Milwaukee hits different

At this year's RNC, the GOP makeover is complete.

“These are my people, this is where I belong.”

Judging by the muted reaction when Amber Rose was introduced on Monday night, few in the hall of the Republican National Convention even knew who she was. It didn’t matter. Striding onto the stage with close-cropped, bleached blonde hair and prominent face tattoos, her mere presence at the convention sent a clear message.

While her life experience was euphemized on-screen as “Mother and Entrepreneur,” Rose’s biography speaks for itself: A biracial model, rapper, and socialite, she commands 23 million Instagram followers after parlaying tabloid fame and relationships with artists like Kanye West into a business and influencer career. A former stripper, she posed nude on the cover of her 2015 book “How to Be a Bad Bitch,” which was published the same year she founded the feminist, sex-positive Los Angeles Slutwalk.

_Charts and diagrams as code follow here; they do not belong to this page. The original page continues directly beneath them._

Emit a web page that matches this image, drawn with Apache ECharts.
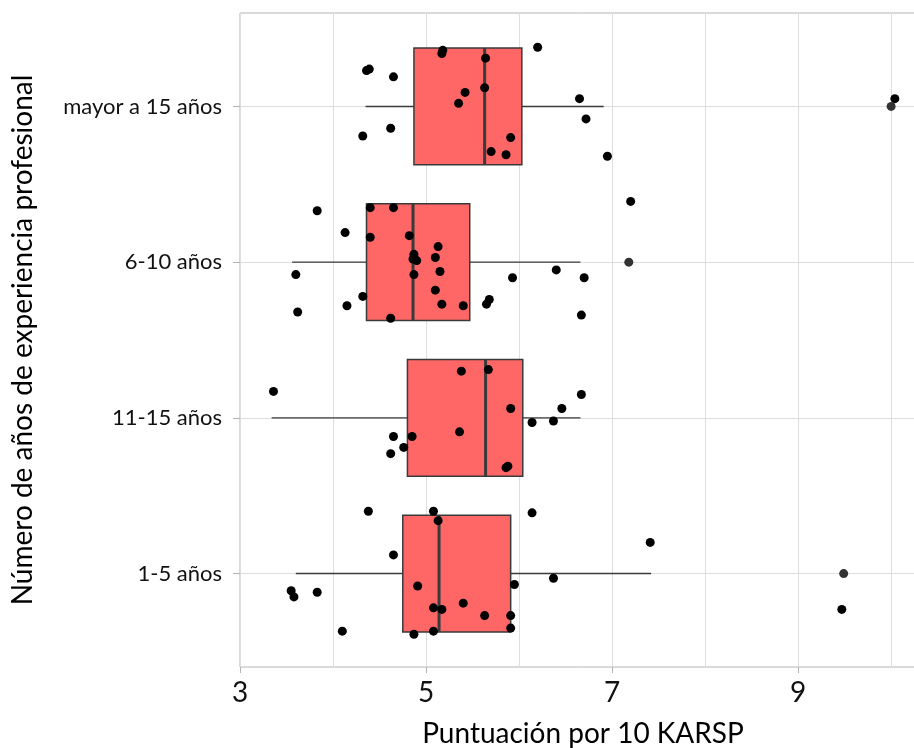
<!DOCTYPE html>
<html>
<head>
<meta charset="utf-8">
<script src="https://cdn.jsdelivr.net/npm/echarts@6/dist/echarts.min.js"></script>
<style>
  html, body { margin: 0; padding: 0; background: #fff; }
  #chart { width: 914px; height: 748px; }
</style>
</head>
<body>
<div id="chart"></div>
<script>
// categorias (eje y, de abajo hacia arriba)
var categories = ["1-5 años", "11-15 años", "6-10 años", "mayor a 15 años"];
var catPos = [1, 2, 3, 4];
var xTicks = [3, 5, 7, 9];

// cajas por categoria
var boxLow = [3.60, 3.34, 3.56, 4.35];
var boxQ1 = [4.75, 4.80, 4.36, 4.87];
var boxMedian = [5.14, 5.64, 4.86, 5.63];
var boxQ3 = [5.91, 6.04, 5.47, 6.03];
var boxHigh = [7.42, 6.66, 6.66, 6.91];

// atipicos del boxplot
var outliers = [[9.49, 1], [7.18, 3], [10.0, 4]];

// puntos con jitter [puntuacion, posicion]
var pts15 = [
  [4.38, 1.40], [5.08, 1.40], [5.13, 1.34], [6.14, 1.39], [7.41, 1.20],
  [4.65, 1.12], [6.37, 0.97], [5.95, 0.93], [4.91, 0.92], [3.55, 0.89],
  [3.58, 0.85], [3.83, 0.88], [5.08, 0.78], [5.17, 0.77], [5.40, 0.81],
  [5.63, 0.73], [5.91, 0.73], [5.91, 0.65], [4.10, 0.63], [4.87, 0.61],
  [5.08, 0.63], [9.47, 0.77]
];
var pts1115 = [
  [3.36, 2.17], [5.38, 2.30], [5.67, 2.31], [6.67, 2.15], [6.46, 2.06],
  [5.91, 2.06], [6.14, 1.97], [6.37, 1.98], [4.65, 1.88], [4.85, 1.88],
  [5.36, 1.91], [4.76, 1.81], [4.62, 1.77], [5.88, 1.69], [5.86, 1.68]
];
var pts610 = [
  [7.20, 3.39], [3.83, 3.33], [4.40, 3.35], [4.65, 3.35], [4.13, 3.19],
  [4.40, 3.16], [4.82, 3.17], [5.13, 3.10], [4.87, 3.05], [4.86, 3.02],
  [4.90, 3.01], [5.10, 3.03], [3.60, 2.92], [4.87, 2.92], [5.15, 2.94],
  [5.93, 2.90], [6.40, 2.95], [6.70, 2.90], [5.10, 2.82], [4.32, 2.78],
  [5.68, 2.76], [5.65, 2.73], [4.15, 2.72], [5.17, 2.73], [5.40, 2.72],
  [3.62, 2.68], [4.62, 2.64], [6.67, 2.66]
];
var ptsMayor = [
  [5.18, 4.36], [5.17, 4.34], [5.64, 4.31], [6.20, 4.38], [4.39, 4.24],
  [4.36, 4.23], [4.65, 4.19], [5.63, 4.12], [5.42, 4.09], [5.35, 4.02],
  [6.65, 4.05], [10.04, 4.05], [6.72, 3.92], [4.62, 3.86], [4.32, 3.81],
  [5.91, 3.80], [5.70, 3.71], [5.86, 3.69], [6.95, 3.68]
];

var boxData = catPos.map(function (c, i) {
  return [c, boxLow[i], boxQ1[i], boxMedian[i], boxQ3[i], boxHigh[i]];
});
var jitter = pts15.concat(pts1115, pts610, ptsMayor);

var lineCol = "#3a3a3a";
var halfBox = 0.375;

// caja estilo ggplot: sin remates en los bigotes y mediana gruesa
function renderBox(params, api) {
  var c = api.value(0);
  var pLow = api.coord([api.value(1), c]);
  var pQ1 = api.coord([api.value(2), c]);
  var pQ3 = api.coord([api.value(4), c]);
  var pHigh = api.coord([api.value(5), c]);
  var tl = api.coord([api.value(2), c + halfBox]);
  var br = api.coord([api.value(4), c - halfBox]);
  var mTop = api.coord([api.value(3), c + halfBox]);
  var mBot = api.coord([api.value(3), c - halfBox]);
  return {
    type: "group",
    children: [
      {
        type: "line",
        shape: { x1: pLow[0], y1: pLow[1], x2: pQ1[0], y2: pQ1[1] },
        style: { stroke: lineCol, lineWidth: 1.4 }
      },
      {
        type: "line",
        shape: { x1: pQ3[0], y1: pQ3[1], x2: pHigh[0], y2: pHigh[1] },
        style: { stroke: lineCol, lineWidth: 1.4 }
      },
      {
        type: "rect",
        shape: { x: tl[0], y: tl[1], width: br[0] - tl[0], height: br[1] - tl[1] },
        style: { fill: "#ff6666", stroke: lineCol, lineWidth: 1.5 }
      },
      {
        type: "line",
        shape: { x1: mTop[0], y1: mTop[1], x2: mBot[0], y2: mBot[1] },
        style: { stroke: lineCol, lineWidth: 3 }
      }
    ]
  };
}

var chart = echarts.init(document.getElementById("chart"), null, { renderer: "canvas" });

var option = {
  animation: false,
  backgroundColor: "#ffffff",
  textStyle: { fontFamily: "Lato" },
  grid: {
    left: 240,
    right: -12,
    top: 13,
    bottom: 81,
    outerBoundsMode: "none",
    show: true,
    borderColor: "#b3b3b3",
    borderWidth: 1
  },
  xAxis: [
    {
      type: "value",
      min: 3,
      max: 10.375,
      interval: 1,
      position: "bottom",
      name: "Puntuación por 10 KARSP",
      nameLocation: "middle",
      nameGap: 53,
      nameTextStyle: { fontSize: 28, color: "#000" },
      axisLine: { show: false },
      axisTick: { show: false },
      axisLabel: {
        margin: 12,
        fontSize: 28,
        color: "#111",
        formatter: function (v) {
          return xTicks.indexOf(v) >= 0 ? String(v) : "";
        }
      },
      splitLine: { show: true, lineStyle: { color: "#dedede", width: 1 } }
    },
    {
      type: "value",
      min: 3,
      max: 10.375,
      position: "bottom",
      axisLine: { show: false },
      axisLabel: { show: false },
      splitLine: { show: false },
      axisTick: {
        show: true,
        length: 6,
        customValues: xTicks,
        lineStyle: { color: "#b3b3b3" }
      }
    }
  ],
  yAxis: {
    type: "value",
    min: 0.4,
    max: 4.6,
    name: "Número de años de experiencia profesional",
    nameLocation: "middle",
    nameGap: 203,
    nameTextStyle: { fontSize: 28, color: "#000" },
    axisLine: { show: false },
    axisTick: {
      show: true,
      length: 7,
      customValues: catPos,
      lineStyle: { color: "#b3b3b3" }
    },
    axisLabel: {
      margin: 18,
      fontSize: 22,
      color: "#111",
      customValues: catPos,
      formatter: function (v) {
        return categories[v - 1] || "";
      }
    },
    splitLine: { show: true, lineStyle: { color: "#dedede", width: 1 } }
  },
  series: [
    {
      type: "custom",
      data: boxData,
      encode: { x: [1, 2, 3, 4, 5], y: 0 },
      renderItem: renderBox,
      z: 2
    },
    {
      type: "scatter",
      data: outliers,
      symbolSize: 9,
      itemStyle: { color: "#333333", opacity: 1 },
      z: 4
    },
    {
      type: "scatter",
      data: jitter,
      symbolSize: 9,
      itemStyle: { color: "#000000", opacity: 1 },
      z: 5
    }
  ]
};

chart.setOption(option);
</script>
</body>
</html>
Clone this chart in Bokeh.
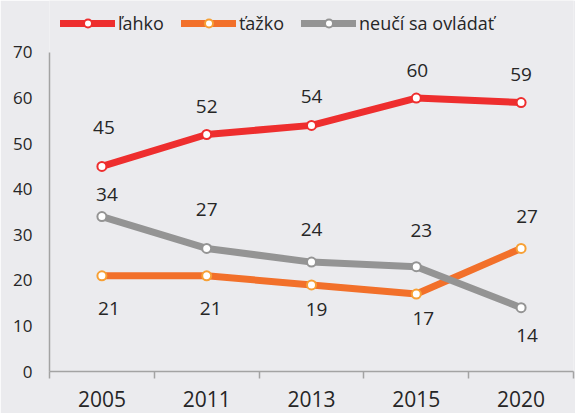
from bokeh.plotting import figure
from bokeh.models import (ColumnDataSource, Range1d, FixedTicker, LabelSet,
                          Legend, LegendItem)
from bokeh.embed import file_html
from bokeh.resources import INLINE
from bokeh.core.properties import value

# ---- data ----
years = ["2005", "2011", "2013", "2015", "2020"]
lahko = [45, 52, 54, 60, 59]
tazko = [21, 21, 19, 17, 27]
neuci = [34, 27, 24, 23, 14]
series_names = ["ľahko", "ťažko", "neučí sa ovládať"]
y_ticks = [0, 10, 20, 30, 40, 50, 60, 70]

# ---- styles ----
FONT = "Open Sans"
BG = "#EBEBEE"
TXT = "#262626"
AXIS = "#A3A3A3"
colors = ["#EE2E2E", "#F2702A", "#949494"]
marker_lines = ["#EE2E2E", "#F7A035", "#949494"]
# label offsets in pixels (x, y up)
lab_dx = [[2, 0, 0, 1, 0], [7, 4, 5, 7, 6], [5, 0, 0, 5, 6]]
lab_dy = [[39, 28, 29, 28, 28], [-33, -33, -25, -24, 32], [22, 39, 33, 36, -28]]

xs = [i + 0.5 for i in range(len(years))]
Y_TOP = 81.4  # headroom above 70 for the legend

p = figure(width=575, height=413, output_backend="svg", toolbar_location=None,
           x_range=Range1d(0, len(years)), y_range=Range1d(0, Y_TOP),
           min_border_left=49, min_border_right=2, min_border_top=0,
           min_border_bottom=42)
p.background_fill_color = BG
p.border_fill_color = BG
p.outline_line_color = None
p.xgrid.visible = False
p.ygrid.visible = False

# axes
xa = p.xaxis[0]
xa.ticker = FixedTicker(ticks=xs, minor_ticks=list(range(len(years) + 1)))
xa.major_label_overrides = {x: y for x, y in zip(xs, years)}
xa.major_tick_line_color = None
xa.major_tick_out = 0
xa.major_tick_in = 0
xa.minor_tick_line_color = AXIS
xa.minor_tick_line_width = 1.5
xa.minor_tick_in = 0
xa.minor_tick_out = 7
xa.axis_line_color = AXIS
xa.axis_line_width = 1.5
xa.major_label_text_font = FONT
xa.major_label_text_font_size = "21px"
xa.major_label_text_color = TXT
xa.major_label_standoff = 12

ya = p.yaxis[0]
ya.ticker = FixedTicker(ticks=y_ticks)
ya.bounds = (0, 70)
ya.major_tick_line_color = None
ya.major_tick_out = 0
ya.major_tick_in = 0
ya.minor_tick_line_color = None
ya.axis_line_color = AXIS
ya.axis_line_width = 1.5
ya.major_label_text_font = FONT
ya.major_label_text_font_size = "17px"
ya.major_label_text_color = TXT
ya.major_label_standoff = 17

items = []
for k, vals in enumerate([lahko, tazko, neuci]):
    src = ColumnDataSource(dict(x=xs, y=vals, t=[str(v) for v in vals],
                                dx=lab_dx[k], dy=lab_dy[k]))
    lr = p.line("x", "y", source=src, line_color=colors[k], line_width=7,
                line_join="round", line_cap="round")
    sr = p.scatter("x", "y", source=src, marker="circle", size=9,
                   fill_color="white", line_color=marker_lines[k], line_width=2)
    p.add_layout(LabelSet(x="x", y="y", text="t", source=src,
                          x_offset="dx", y_offset="dy",
                          text_align="center", text_baseline="middle",
                          text_font=value(FONT), text_font_size="19px",
                          text_color=TXT))
    items.append(LegendItem(label=series_names[k], renderers=[lr, sr]))

legend = Legend(items=items, orientation="horizontal", location=(11, 336),
                glyph_width=55, glyph_height=20, label_standoff=3, spacing=17,
                padding=0, margin=0, border_line_color=None,
                background_fill_alpha=0,
                label_text_font=FONT, label_text_font_size="18px",
                label_text_color=TXT)
p.add_layout(legend, "center")

open("out.html", "w").write(file_html(p, INLINE))
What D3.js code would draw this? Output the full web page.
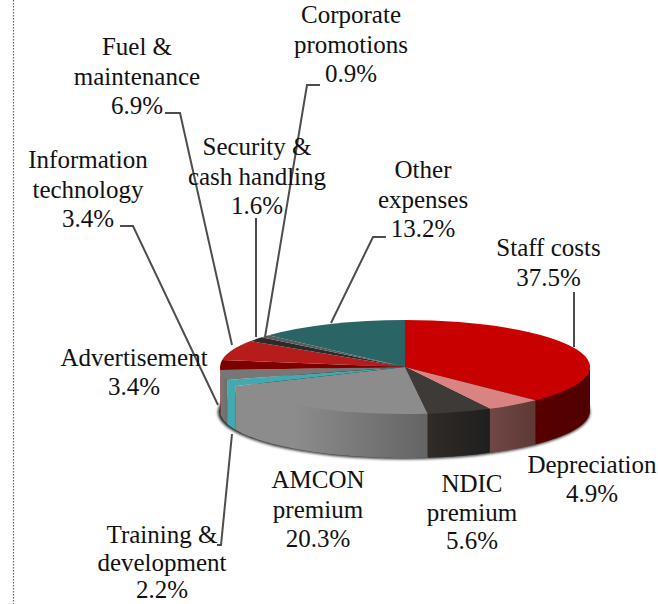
<!DOCTYPE html>
<html><head><meta charset="utf-8">
<script src="https://cdnjs.cloudflare.com/ajax/libs/d3/7.8.5/d3.min.js"></script>
<style>html,body{margin:0;padding:0;background:#fff}svg{display:block}</style>
</head><body><svg id="c" width="658" height="604"></svg>
<script>
const categories=["Staff costs","Depreciation","NDIC premium","AMCON premium","Training & development","Advertisement","Information technology","Fuel & maintenance","Security & cash handling","Corporate promotions","Other expenses"];
const values=[37.5,4.9,5.6,20.3,2.2,3.4,3.4,6.9,1.6,0.9,13.2];
const topColors=["#c80000","#d98383","#3e3a37","#8c8c8c","#44a9ae","#777777","#7c0000","#b71c1c","#2b2b2b","#5a5a5a","#2a6464"];
const sideStart=["#580000","#704744","#302b27","#8c8c8c","#44a9ae","#7a7a7a","#7c0000","#b71c1c","#2b2b2b","#5a5a5a","#2a6464"];
const sideEnd=["#500000","#5e3936","#1f1f1f","#646464","#44a9ae","#6c6c6c","#7c0000","#b71c1c","#2b2b2b","#5a5a5a","#2a6464"];
const labelLines=[["Staff costs","37.5%"],["Depreciation","4.9%"],["NDIC","premium","5.6%"],["AMCON","premium","20.3%"],["Training &","development","2.2%"],["Advertisement","3.4%"],["Information","technology","3.4%"],["Fuel &","maintenance","6.9%"],["Security &","cash handling","1.6%"],["Corporate","promotions","0.9%"],["Other","expenses","13.2%"]];
const labelAnchors=[[548.5,256],[592,473],[472,492],[318,488],[162,543],[134,366],[88,168],[137,55],[257,155],[351,23],[423,178]];
const labelLeading=[30,29,28.5,29.5,27.7,29,29.5,29.5,29.5,29.5,29.5];
const leaders=[[[574,347],[574,292]],[],[],[],[[232,434],[221,545],[217,545]],[],[[218,405],[133,226],[120,226]],[[232,345],[180,113],[165,113]],[[256,337],[256,218]],[[265,337],[307,85],[320,85]],[[331,323],[373,237],[386,237]]];

const cx=405,cy=367,rx=185,ry=47,depth=44,R=100;
const svg=d3.select("#c");
const defs=svg.append("defs");
defs.append("filter").attr("id","blur").attr("x","-10%").attr("y","-30%").attr("width","120%").attr("height","160%")
  .append("feGaussianBlur").attr("stdDeviation",1.4);
svg.append("line").attr("x1",13.5).attr("x2",13.5).attr("y1",0).attr("y2",604)
  .attr("stroke","#666").attr("stroke-width",1.2).attr("stroke-dasharray","1.5 1.5");

const arcs=d3.pie().sort(null).value(d=>d)(values);
const fx=a=>cx+rx*Math.sin(a), fy=a=>cy-ry*Math.cos(a);

svg.append("ellipse").attr("cx",cx-1).attr("cy",cy+depth+1).attr("rx",rx+1).attr("ry",ry)
  .attr("fill","#111").attr("filter","url(#blur)");

const lo=Math.PI/2,hi=3*Math.PI/2;
const line=d3.line();
arcs.forEach((d,i)=>{
  const a0=Math.max(d.startAngle,lo),a1=Math.min(d.endAngle,hi);
  if(a1<=a0) return;
  const n=Math.max(4,Math.ceil((a1-a0)*40));
  const angles=d3.range(n+1).map(k=>a0+(a1-a0)*k/n);
  const pts=angles.map(a=>[fx(a),fy(a)-1.5]).concat(angles.slice().reverse().map(a=>[fx(a),fy(a)+depth]));
  const id="g"+i;
  const xs=pts.map(p=>p[0]);
  const g=defs.append("linearGradient").attr("id",id).attr("gradientUnits","userSpaceOnUse")
    .attr("x1",d3.max(xs)).attr("x2",d3.min(xs)).attr("y1",0).attr("y2",0);
  g.append("stop").attr("offset",0).attr("stop-color",sideEnd[i]);
  g.append("stop").attr("offset",i===3?0.7:1).attr("stop-color",sideStart[i]);
  svg.append("path").attr("d",line(pts)+"Z").attr("fill",`url(#${id})`);
});

const arc=d3.arc().innerRadius(0).outerRadius(R);
svg.append("g").attr("transform",`translate(${cx},${cy}) scale(${rx/R},${ry/R})`)
  .selectAll("path").data(arcs).join("path").attr("d",arc).attr("fill",(d,i)=>topColors[i]);

svg.append("g").selectAll("path").data(leaders.filter(l=>l.length)).join("path")
  .attr("d",d=>line(d)).attr("fill","none").attr("stroke","#4d4d4d").attr("stroke-width",2);

const lab=svg.append("g").attr("font-family","'Liberation Serif','Times New Roman',serif").attr("font-size",25).attr("fill","#111").attr("text-anchor","middle");
labelLines.forEach((ls,i)=>{
  const t=lab.append("text").attr("x",labelAnchors[i][0]).attr("y",labelAnchors[i][1]);
  ls.forEach((s,k)=>t.append("tspan").attr("x",labelAnchors[i][0]).attr("dy",k?labelLeading[i]:0).text(s));
});
</script></body></html>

Much of the immediate discussion of Rose’s speech focused on the Trump campaign’s broader effort to make inroads with Black voters; on CNN, Van Jones called it “the most dangerous” address of the night for Democrats. But it underscored something bigger: Throughout the first days of Republicans’ gathering in Milwaukee, a quiet revolution was underway. A brasher, flashier, and yes, more diverse, party identity seemed to be reaching full maturation, gleefully embracing the same message Democrats have hurled as an insult: It’s not your dad’s GOP.

“President Trump has changed the Republican Party,” Jason Miller, a senior adviser to the Trump campaign, told me Monday. Inside the Fiserv Forum, the point is hard to dispute. The remnants of the old GOP — the seersucker, the boat shoes, the summer intern khakis — are still here. But now, too, are Swarovski-spangled hoop gowns and expletive-laden cowboy hats. Delegates still applaud calls to curtail government involvement in the economy, but many now wear hard hats and wave signs calling for “higher wages.” The screen still features invocations of Christian morality, but now it also broadcasts a rap parody of “Ice, Ice, Baby” that includes repeated mentions of “FJB.”

The stage has been studded with figures whose mere presence would have been unthinkable at a Republican convention a decade ago. Monday’s longest speaking time went not to rising stars like Sen. Tim Scott or Gov. Kristi Noem but to Teamsters President Sean O’Brien. The union leader, who has sought speaking roles at both conventions and has not endorsed either candidate, garnered some of the biggest cheers of the night as he straightforwardly denounced decades of conservative economic orthodoxy.

Before addresses from Nikki Haley and Ron DeSantis on Tuesday came reality star Savannah Chrisley, who used her perch to denounce her parents' fraud and tax evasion convictions. Wednesday’s programming is set to relegate luminaries like Newt Gingrich and Greg Abbott to early speaking slots — while elevating a group of UNC frat boys to primetime. And UFC president Dana White, who publicly identifies as an atheist, was slated to introduce Trump on Thursday.

Even traditional speakers’ rhetoric underscored the shift. Rep. Byron Donalds mocked the fact that “Joe Biden and Kamala Harris sent their kids to high priced private schools.” The next night, Sen. Eric Smitt touted the GOP as the “party of working families.” Offstage at an Axios event, Sen. Steve Daines, the Senate Republicans’ campaign chief, repeatedly spoke of the Trump-Vance ticket’s potential appeal to “lunchbucket Democrats.”

The policy aspect of the party’s evolution remains a major question mark. With the exception of his position on trade, Trump’s first-term economic policy deviated little from traditional supply-side conservatism; his second-term agenda continues to promise deregulation and large tax cuts for the wealthy and corporations.

But the change in the party’s culture is unmistakable. American Conservative Union chair Matt Schlapp favorably compared Milaukee to the 2012 Tampa confab that nominated Mitt Romney. That convention “was about rich businessmen,” Schlapp told me, adding that “Trump always got” that Republican voters wanted something else.

Whether all this translates into the racial breakthrough many in the GOP want is still unclear.  Former House Speaker Kevin McCarthy, who aggressively recruited non-white candidates during his time atop the GOP conference, told me he expects that the convention would aid efforts to reach voters of color, with whom he predicted the ticket would do “much better.”

But amid the broader class realignment of American politics — in 2020, Biden became the first Democratic nominee since the genesis of exit polling to win the wealthiest slice of Americans — the convention could be remembered as a watershed moment, sending a clear message to some traditional Democratic voters: These are your people and this is where you belong.